I think you only need to worry about health insurance for your father if you want an inheritance from him.
Oops, that sounds cold.
But as long as you are living in a first world country (even in the USA), in an emergency he can go to an ER, or you can call an ambulance, and he will be treated first and asked for payment afterwards. (If it's not an emergency, given your father's attitude you probably won't know about it until it has become an emergency.)
If there is an emergency and you are contacted by your father or by a medical provider, you will probably be upset, and worried, and feel harried and hassled and have to rearrange your life at short notice and with considerable difficulty in order to be present and perhaps make decisions. It is at that point which you may be given a piece of paper to sign, quite possibly being told that it is routine, that it is necessary in order for you to be given information about your father's condition or in order to be allowed to see him or in order to be allowed to talk to the doctor or make decisions about what happens to him. DON'T SIGN ANYTHING under those conditions. And apologies for shouting there, but it would be very easy to make a mistake and sign in haste only to repent at leisure when you found that you had assumed responsibility for his finances.
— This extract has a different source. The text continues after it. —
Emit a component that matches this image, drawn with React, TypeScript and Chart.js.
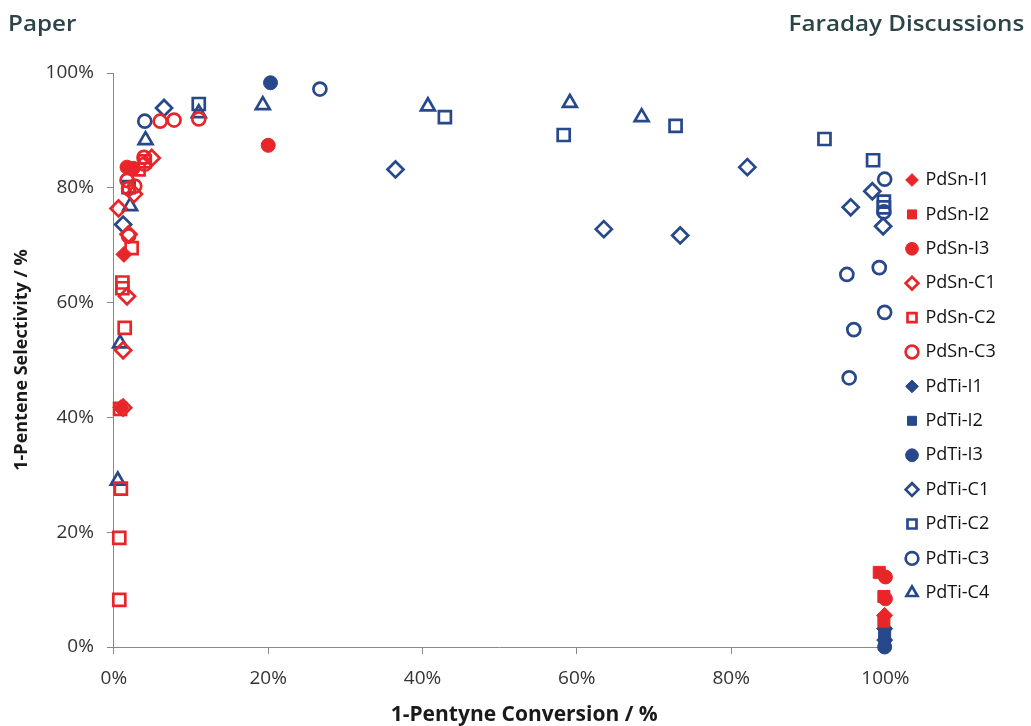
import React, { useEffect, useRef } from "react";
import { Chart, registerables } from "chart.js";

Chart.register(...registerables);

const RED = "#e8262a";
const BLUE = "#27488a";

const xTicks = [0, 20, 40, 60, 80, 100];
const yTicks = [0, 20, 40, 60, 80, 100];

// [conversion %, selectivity %]
const PdSn_I1: [number, number][] = [[1.3, 68.4], [0.9, 41.7], [99.9, 5.5]];
const PdSn_I2: [number, number][] = [[99.2, 13.0], [99.8, 8.8], [99.8, 4.5]];
const PdSn_I3: [number, number][] = [[1.7, 83.6], [2.5, 83.4], [20.0, 87.4], [100, 12.2], [100, 8.4]];
const PdSn_C1: [number, number][] = [[0.6, 76.4], [1.9, 71.9], [2.6, 78.9], [4.9, 85.2], [1.7, 61.1], [1.2, 51.7], [1.2, 41.7]];
const PdSn_C2: [number, number][] = [[0.7, 8.2], [0.7, 19.0], [0.9, 27.6], [0.8, 41.5], [1.4, 55.6], [1.1, 62.5], [1.1, 63.5], [2.3, 69.5], [3.2, 83.2], [4.0, 84.6]];
const PdSn_C3: [number, number][] = [[1.7, 81.3], [1.9, 79.9], [2.7, 80.3], [1.9, 71.6], [3.9, 85.3], [4.0, 84.1], [6.0, 91.6], [7.8, 91.8], [11.0, 92.0]];
const PdTi_I1: [number, number][] = [[99.9, 3.2], [99.9, 1.2]];
const PdTi_I2: [number, number][] = [[99.9, 2.4], [99.9, 0.6]];
const PdTi_I3: [number, number][] = [[20.3, 98.3], [99.9, 0.0]];
const PdTi_C1: [number, number][] = [[1.2, 73.6], [6.5, 93.9], [36.5, 83.2], [63.5, 72.8], [73.4, 71.7], [82.1, 83.6], [95.5, 76.6], [98.3, 79.4], [99.7, 73.3]];
const PdTi_C2: [number, number][] = [[1.9, 80.1], [11.0, 94.6], [42.9, 92.3], [58.3, 89.2], [72.8, 90.8], [92.1, 88.5], [98.4, 84.8], [99.8, 77.6], [99.8, 76.6]];
const PdTi_C3: [number, number][] = [[4.0, 91.6], [26.7, 97.2], [99.9, 81.5], [99.8, 75.8], [99.2, 66.1], [95.0, 64.9], [99.9, 58.3], [95.9, 55.3], [95.3, 46.9]];
const PdTi_C4: [number, number][] = [[0.5, 29.0], [0.8, 52.9], [2.1, 76.8], [4.1, 88.3], [11.0, 93.0], [19.3, 94.4], [40.7, 94.2], [59.1, 94.8], [68.4, 92.3]];

const radiusFor: Record<string, number> = { circle: 6.5, rect: 8.5, rectRot: 8, triangle: 8 };

function ds(label: string, pts: [number, number][], color: string, style: string, filled: boolean) {
  return {
    label,
    data: pts.map(([x, y]) => ({ x, y })),
    pointStyle: style,
    pointRadius: filled && style === "circle" ? 7 : radiusFor[style],
    pointBackgroundColor: filled ? color : "rgba(0,0,0,0)",
    backgroundColor: filled ? color : "rgba(0,0,0,0)",
    pointBorderColor: color,
    borderColor: color,
    pointBorderWidth: filled ? 1 : 2.7,
    borderWidth: filled ? 1 : 2.7,
    showLine: false,
    clip: false,
  };
}

const LEGEND_PAD = 16.4;
const LEGEND_BOX = 9;

const legendPlacer = {
  id: "legendPlacer",
  afterLayout(chart: any) {
    const lg = chart.legend;
    if (!lg) return;
    const left = 912 - LEGEND_BOX / 2 - LEGEND_PAD;
    const w = lg.right - lg.left;
    lg.left = left;
    lg.right = left + w;
    lg.top = 180 - LEGEND_PAD - 9;
  },
};

const NB = "\u00A0";

export default function App() {
  const ref = useRef<HTMLCanvasElement | null>(null);
  useEffect(() => {
    document.body.style.margin = "0";
    const ctx = ref.current!;
    const tickFont = { family: "'Open Sans', sans-serif", size: 19 };
    const yTitleFont = { family: "'Open Sans', sans-serif", size: 18, weight: "bold" as const };
    const xTitleFont = { family: "'Open Sans', sans-serif", size: 21, weight: "bold" as const };
    const chart = new Chart(ctx, {
      type: "scatter",
      plugins: [legendPlacer],
      data: {
        datasets: [
          ds("PdSn-I1", PdSn_I1, RED, "rectRot", true),
          ds("PdSn-I2", PdSn_I2, RED, "rect", true),
          ds("PdSn-I3", PdSn_I3, RED, "circle", true),
          ds("PdSn-C1", PdSn_C1, RED, "rectRot", false),
          ds("PdSn-C2", PdSn_C2, RED, "rect", false),
          ds("PdSn-C3", PdSn_C3, RED, "circle", false),
          ds("PdTi-I1", PdTi_I1, BLUE, "rectRot", true),
          ds("PdTi-I2", PdTi_I2, BLUE, "rect", true),
          ds("PdTi-I3", PdTi_I3, BLUE, "circle", true),
          ds("PdTi-C1", PdTi_C1, BLUE, "rectRot", false),
          ds("PdTi-C2", PdTi_C2, BLUE, "rect", false),
          ds("PdTi-C3", PdTi_C3, BLUE, "circle", false),
          ds("PdTi-C4", PdTi_C4, BLUE, "triangle", false),
        ] as any,
      },
      options: {
        animation: false,
        responsive: true,
        maintainAspectRatio: false,
        layout: { padding: { top: 73, left: 11, right: 31, bottom: -2 } },
        plugins: {
          tooltip: { enabled: false },
          legend: {
            position: "right",
            align: "start",
            labels: {
              usePointStyle: true,
              boxWidth: LEGEND_BOX,
              boxHeight: LEGEND_BOX,
              padding: LEGEND_PAD,
              color: "#111",
              font: { family: "'Open Sans', sans-serif", size: 18 },
            },
          },
        },
        scales: {
          x: {
            type: "linear",
            min: 0,
            max: 100,
            afterBuildTicks: (s: any) => { s.ticks = xTicks.map((v) => ({ value: v })); },
            ticks: { callback: (v: any) => v + "%", color: "#333", font: tickFont, padding: 13 },
            grid: { display: true, drawOnChartArea: false, drawTicks: true, tickLength: 7, color: "#888" },
            border: { color: "#888" },
            title: { display: true, text: NB.repeat(9) + "1-Pentyne Conversion / %", color: "#1a1a1a", font: xTitleFont, padding: { top: 0, bottom: 0 } },
          },
          y: {
            type: "linear",
            min: 0,
            max: 100,
            afterBuildTicks: (s: any) => { s.ticks = yTicks.map((v) => ({ value: v })); },
            ticks: { callback: (v: any) => v + "%", color: "#333", font: tickFont, padding: 13 },
            grid: { display: true, drawOnChartArea: false, drawTicks: true, tickLength: 7, color: "#888" },
            border: { color: "#888" },
            title: { display: true, text: "1-Pentene Selectivity / %", color: "#1a1a1a", font: yTitleFont, padding: { top: 0, bottom: 0 } },
          },
        },
      },
    });
    return () => chart.destroy();
  }, []);

  const headStyle: React.CSSProperties = {
    position: "absolute",
    top: 7,
    fontFamily: "'Open Sans', sans-serif",
    fontWeight: 600,
    fontSize: 22,
    lineHeight: "30px",
    color: "#2c4448",
    whiteSpace: "nowrap",
  };

  return (
    <div style={{ position: "relative", width: 1031, height: 726, background: "#fff" }}>
      <div style={{ position: "absolute", left: 0, top: 0, width: 1031, height: 726 }}>
        <canvas ref={ref} />
      </div>
      <div style={{ ...headStyle, left: 8, transform: "scaleX(1.1)", transformOrigin: "left center" }}>Paper</div>
      <div style={{ ...headStyle, right: 7, transform: "scaleX(1.1)", transformOrigin: "right center" }}>Faraday Discussions</div>
    </div>
  );
}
Don't sign anything without assurance from a lawyer whom you personally are paying for the advice that it will not make you responsible for your father's medical expenses.
As long as you have not assumed responsibility for his medical expenses, it will be up to the medical provider to retrieve costs from your father. Usually some arrangement can be reached. If not, your father may become bankrupt through medical expenses, but that too can be dealt with.